In many commodity-dependent developing countries, the exploitation of extractive resources has brought in large revenues and created important opportunities for economic growth and sustainable development. According to the UNCTAD State of Commodity Dependence 2016, extractive exports accounted for 93 per cent of total merchandise exports in Chad, 87 per cent in the Congo and 95 per cent in Equatorial Guinea for 2014/15.

However, most commodity-dependent developing countries export their extractive resources as raw materials with little value added and therefore have not been able to transform their extractive sector wealth into economic or sustainable development gains that benefit the rest of the economy. The high dependence on extractive resources makes these countries vulnerable to market price fluctuations. Underdeveloped linkages with the broader economy, as a result of the relative isolation from the rest of the economy and the capital-intensive nature of the extractive sector, leads to the sector’s limited contribution to job creation and economic diversification.

Countries can respond to this challenge by moving away from exports of unrefined or semi-refined commodities to the creation of downstream industries that would spur economic development and diversification.
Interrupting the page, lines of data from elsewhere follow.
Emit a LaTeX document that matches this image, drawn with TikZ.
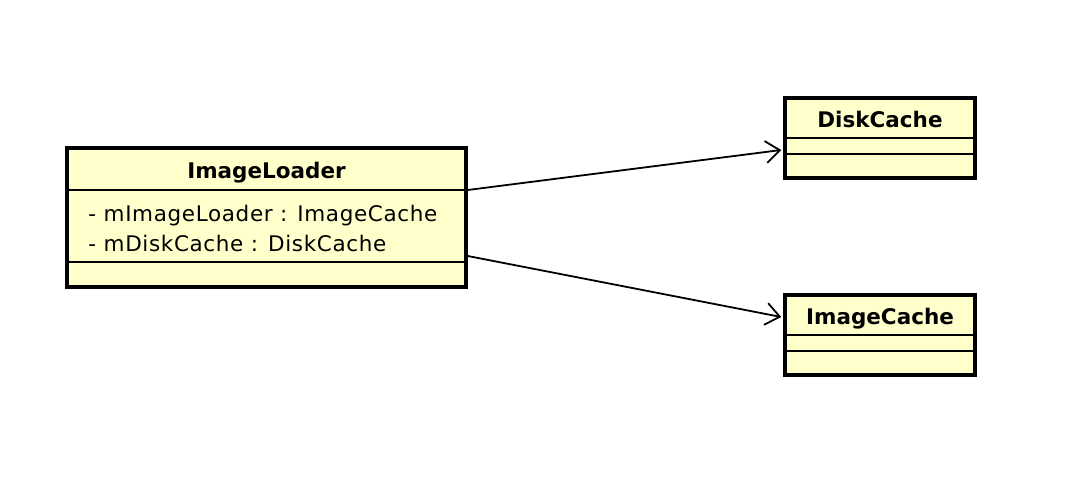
\documentclass[tikz,border=0pt]{standalone}
\usepackage{fontspec}
\setmainfont{DejaVu Sans}
\usetikzlibrary{arrows.meta, positioning, calc}

\definecolor{umlfill}{RGB}{255,255,204}

\begin{document}
\begin{tikzpicture}[
  x=1pt, y=-1pt,
  classbox/.style = {draw, line width=3.5pt, fill=umlfill, inner sep=0pt, minimum width=#1},
  classbox/.default = 190pt,
  divider/.style  = {line width=2pt},
  title/.style    = {font=\fontsize{21.5}{26}\selectfont\bfseries, inner sep=0pt, anchor=base},
  attr/.style     = {font=\fontsize{21.5}{26}\selectfont\addfontfeatures{LetterSpace=3}, inner sep=0pt, anchor=base west},
  assoc/.style    = {line width=1.8pt, -{Straight Barb[length=14pt, width=22pt, line width=1.8pt]}}
]
  \useasboundingbox (0,0) rectangle (1066,502);

  % ImageLoader class
  \node[classbox=399pt, minimum height=139pt] (loader) at (266.5,217.5) {};
  \draw[divider] ($(loader.north west)+(0,44)$) -- ($(loader.north east)+(0,44)$);
  \draw[divider] ($(loader.north west)+(0,116)$) -- ($(loader.north east)+(0,116)$);
  \node[title] (loader-title) at ($(loader.north)+(0,32)$) {ImageLoader};
  \node[attr] (loader-attr1) at ($(loader.north west)+(23,75)$) {- mImageLoader : ImageCache};
  \node[attr] (loader-attr2) at ($(loader.north west)+(23,105)$) {- mDiskCache : DiskCache};

  % DiskCache class
  \node[classbox, minimum height=80pt] (disk) at (880,138) {};
  \draw[divider] ($(disk.north west)+(0,42)$) -- ($(disk.north east)+(0,42)$);
  \draw[divider] ($(disk.north west)+(0,58)$) -- ($(disk.north east)+(0,58)$);
  \node[title] (disk-title) at ($(disk.north)+(0,31)$) {DiskCache};

  % ImageCache class
  \node[classbox, minimum height=80pt] (imgcache) at (880,335) {};
  \draw[divider] ($(imgcache.north west)+(0,42)$) -- ($(imgcache.north east)+(0,42)$);
  \draw[divider] ($(imgcache.north west)+(0,58)$) -- ($(imgcache.north east)+(0,58)$);
  \node[title] (imgcache-title) at ($(imgcache.north)+(0,31)$) {ImageCache};

  % associations
  \coordinate (loader-out1) at ($(loader.east)+(0,-27.5)$);
  \coordinate (loader-out2) at ($(loader.east)+(0,38.5)$);
  \coordinate (disk-in) at ($(disk.west)+(-2,12)$);
  \coordinate (imgcache-in) at ($(imgcache.west)+(-2,-18)$);
  \draw[assoc] (loader-out1) -- (disk-in);
  \draw[assoc] (loader-out2) -- (imgcache-in);

\end{tikzpicture}
\end{document}
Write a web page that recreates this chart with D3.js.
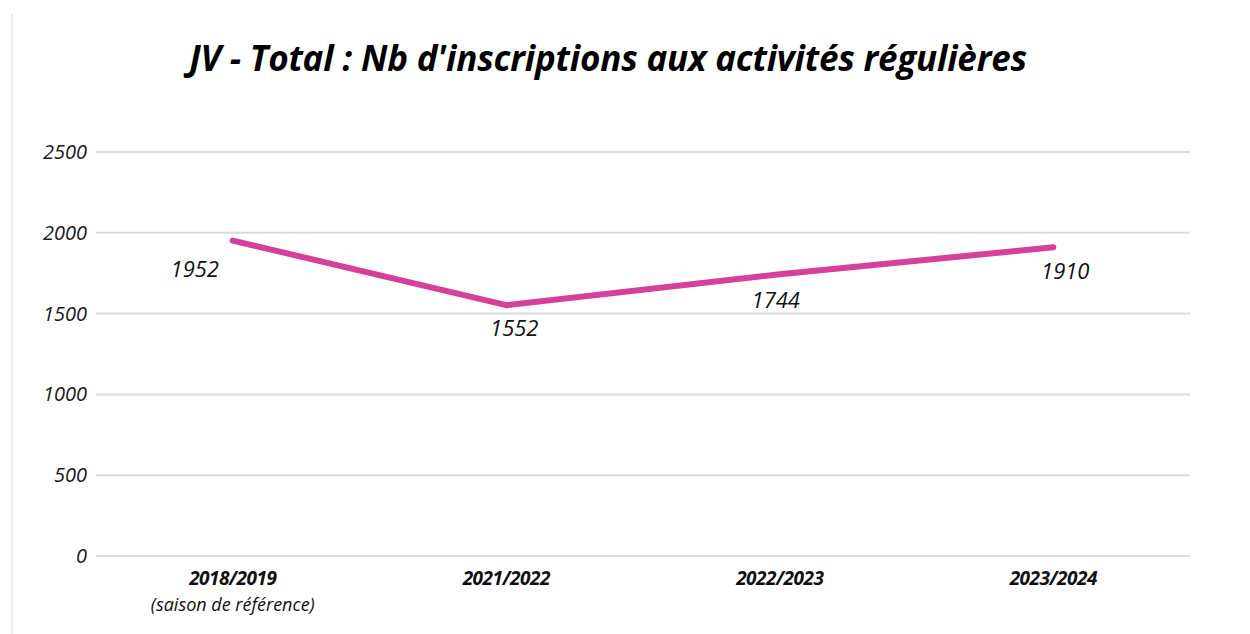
<!DOCTYPE html>
<html>
<head>
<meta charset="utf-8">
<script src="https://cdn.jsdelivr.net/npm/d3@7"></script>
<style>
  body { margin: 0; background: #fff; }
  text { font-family: "Open Sans", "Liberation Sans", sans-serif; }
</style>
</head>
<body>
<div id="chart"></div>
<script>
var w = 1250;
var h = 634;

// data
var seasons = ["2018/2019", "2021/2022", "2022/2023", "2023/2024"];
var subLabels = ["(saison de référence)", "", "", ""];
var inscriptions = [1952, 1552, 1744, 1910];
var yTicks = [0, 500, 1000, 1500, 2000, 2500];

var svg = d3.select("#chart")
    .append("svg")
    .attr("width", w)
    .attr("height", h);

// thin frame line on the left
svg.append("line")
    .attr("x1", 12).attr("x2", 12)
    .attr("y1", 14).attr("y2", h)
    .attr("stroke", "#e4e4e4")
    .attr("stroke-width", 1.5);

// title
svg.append("text")
    .attr("x", 608)
    .attr("y", 71)
    .attr("text-anchor", "middle")
    .style("font-size", "35px")
    .style("font-weight", "bold")
    .style("font-style", "italic")
    .style("letter-spacing", "-0.2px")
    .text("JV - Total : Nb d'inscriptions aux activités régulières");

var plotLeft = 96, plotRight = 1190, plotTop = 152, plotBottom = 556;

var xScale = d3.scalePoint().domain(seasons).range([plotLeft, plotRight]).padding(0.5);
var yScale = d3.scaleLinear().domain([0, 2500]).range([plotBottom, plotTop]);

// grid lines
svg.append("g")
    .selectAll("line")
    .data(yTicks)
    .enter().append("line")
    .attr("x1", plotLeft)
    .attr("x2", plotRight)
    .attr("y1", function(d) { return yScale(d); })
    .attr("y2", function(d) { return yScale(d); })
    .attr("stroke", "#dcdcdc")
    .attr("stroke-width", 2);

// y-axis labels
svg.append("g")
    .selectAll("text")
    .data(yTicks)
    .enter().append("text")
    .attr("x", 87)
    .attr("y", function(d) { return yScale(d) + 7; })
    .attr("text-anchor", "end")
    .style("font-size", "20px")
    .style("font-style", "italic")
    .attr("fill", "#1a1a1a")
    .text(function(d) { return d; });

// x-axis labels
svg.append("g")
    .selectAll("text")
    .data(seasons)
    .enter().append("text")
    .attr("x", function(d) { return xScale(d); })
    .attr("y", 585)
    .attr("text-anchor", "middle")
    .style("font-size", "19px")
    .style("font-style", "italic")
    .style("font-weight", "bold")
    .style("letter-spacing", "-0.5px")
    .attr("fill", "#111")
    .text(function(d) { return d; });

svg.append("g")
    .selectAll("text")
    .data(subLabels)
    .enter().append("text")
    .attr("x", function(d, i) { return xScale(seasons[i]); })
    .attr("y", 611)
    .attr("text-anchor", "middle")
    .style("font-size", "18px")
    .style("font-style", "italic")
    .attr("fill", "#111")
    .text(function(d) { return d; });

// the line
var pts = seasons.map(function(s, i) { return [xScale(s), yScale(inscriptions[i])]; });

svg.append("path")
    .datum(pts)
    .attr("d", d3.line())
    .attr("fill", "none")
    .attr("stroke", "#d6409a")
    .attr("stroke-width", 6)
    .attr("stroke-linecap", "round")
    .attr("stroke-linejoin", "round");

// value labels (offsets relative to each point)
var labelDx = [-38, 8, -4, 12];
var labelDy = [36, 31, 34, 32];

svg.append("g")
    .selectAll("text")
    .data(inscriptions)
    .enter().append("text")
    .attr("x", function(d, i) { return xScale(seasons[i]) + labelDx[i]; })
    .attr("y", function(d, i) { return yScale(d) + labelDy[i]; })
    .attr("text-anchor", "middle")
    .style("font-size", "22px")
    .style("font-style", "italic")
    .attr("fill", "#111")
    .text(function(d) { return d; });
</script>
</body>
</html>
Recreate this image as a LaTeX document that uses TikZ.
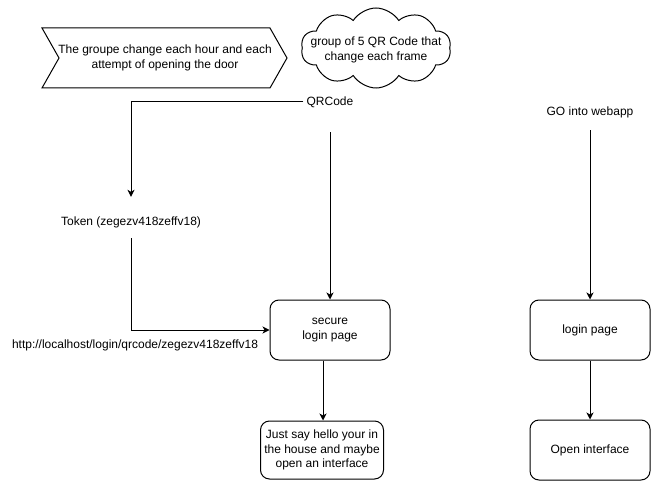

This can be achieved by strengthening linkages of the extractive sector with the broader economy.

The session will discuss ways in which these countries can leverage linkages (production (backward and forward), horizontal, consumption, fiscal and spatial linkages) to transform the extractive sector and make it to contribute to a more inclusive and diversified economy. Discussions will benefit from field experience gained in the implementation of the UNCTAD project on strengthening the capacity of the Economic Community for Central African States to enhance development linkages from the mineral resources sector with the rest of the economy.